A continuous function is a type of function that has no breaks, jumps, or gaps in its graph. Simply put, if a function is continuous, you can draw it on a piece of paper without lifting your pencil. This quality is essential because it ensures that every point on the graph is defined and smoothly connected. For example, for the function \(f(x)\) that we discussed, being continuous means that as you move from left to right along the \(x\)-axis, the function has no abrupt changes.

• There are no missing points on the graph.
• Every input corresponds to exactly one output, with no interruptions.
• The graph can smoothly connect across the entire range of \(x\) values.

In our specific exercise, the function \(f(x)\) is continuous and positive everywhere, meaning it stays above the \(x\)-axis throughout its domain. This continuity and positivity guarantee there are no points where it suddenly drops to zero or below, reinforcing the absence of an absolute minimum.

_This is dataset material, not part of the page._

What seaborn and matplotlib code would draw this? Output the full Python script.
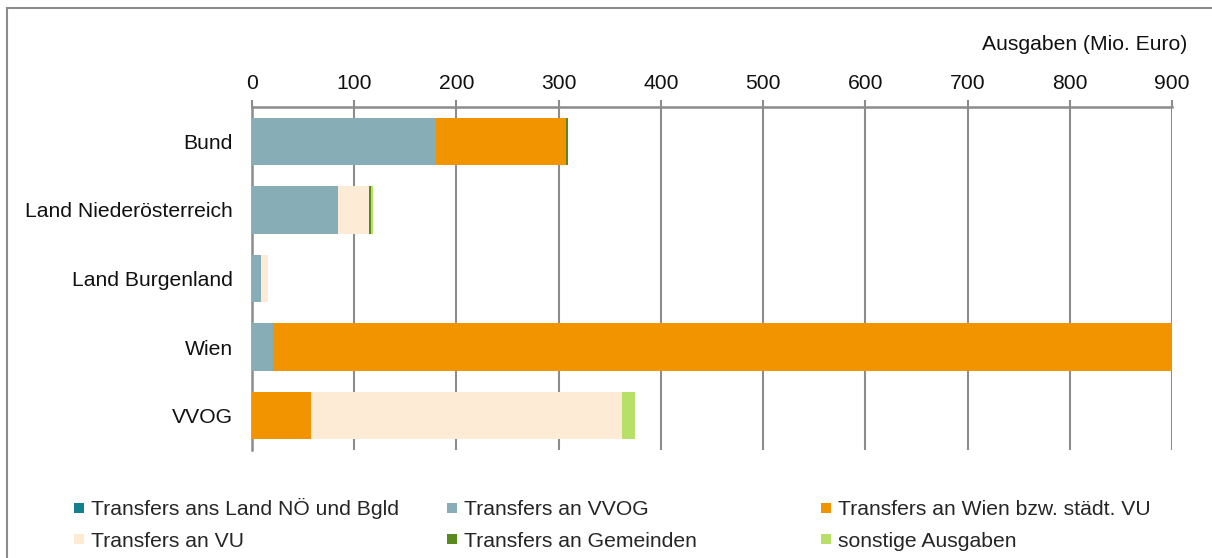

A relative minimum is a point where the function reaches its lowest value in a specific small region around that point, even if it's not the lowest overall across the entire graph. Imagine walking along a hilly path – a relative minimum would be like a small dip or valley where you stand lower than your surroundings, but there might still be higher paths elsewhere.

• These minima are local dips in the graph.
• The function has a higher value next to this point.
• You can have multiple relative minima in a single function.

Because the function \(f(x)\) is continuous, it can fluctuate locally and give rise to relative minima. This means that there may exist points where \(f(x)\) is lower compared to immediate neighboring points, although it does not hold the lowest value globally. The example of \(f(x) = \frac{1}{x^2+1}\) shows such behavior, where local characteristics of the graph allow for these small valleys, which lead to relative minima.

An absolute minimum is the lowest point a function reaches over its entire domain. For a function like \(f(x)\) that we’re considering, which is asymptotic to the \(x\)-axis, finding an absolute minimum is impossible. The reason is that an absolute minimum would require the function to reach a specific lowest value across all \(x\), and our function never quite meets the \(x\)-axis.

• This is the deepest point of the entire graph.
• You can only have one absolute minimum, or none at all.
• Any potential global lowest point must rise above zero in this case.

Since \(f(x) > 0\) everywhere and approaches the \(x\)-axis infinitely, there’s no single lowest point that \(f(x)\) reaches. Therefore, the concept of an absolute minimum is not applicable to such functions with horizontal asymptotes.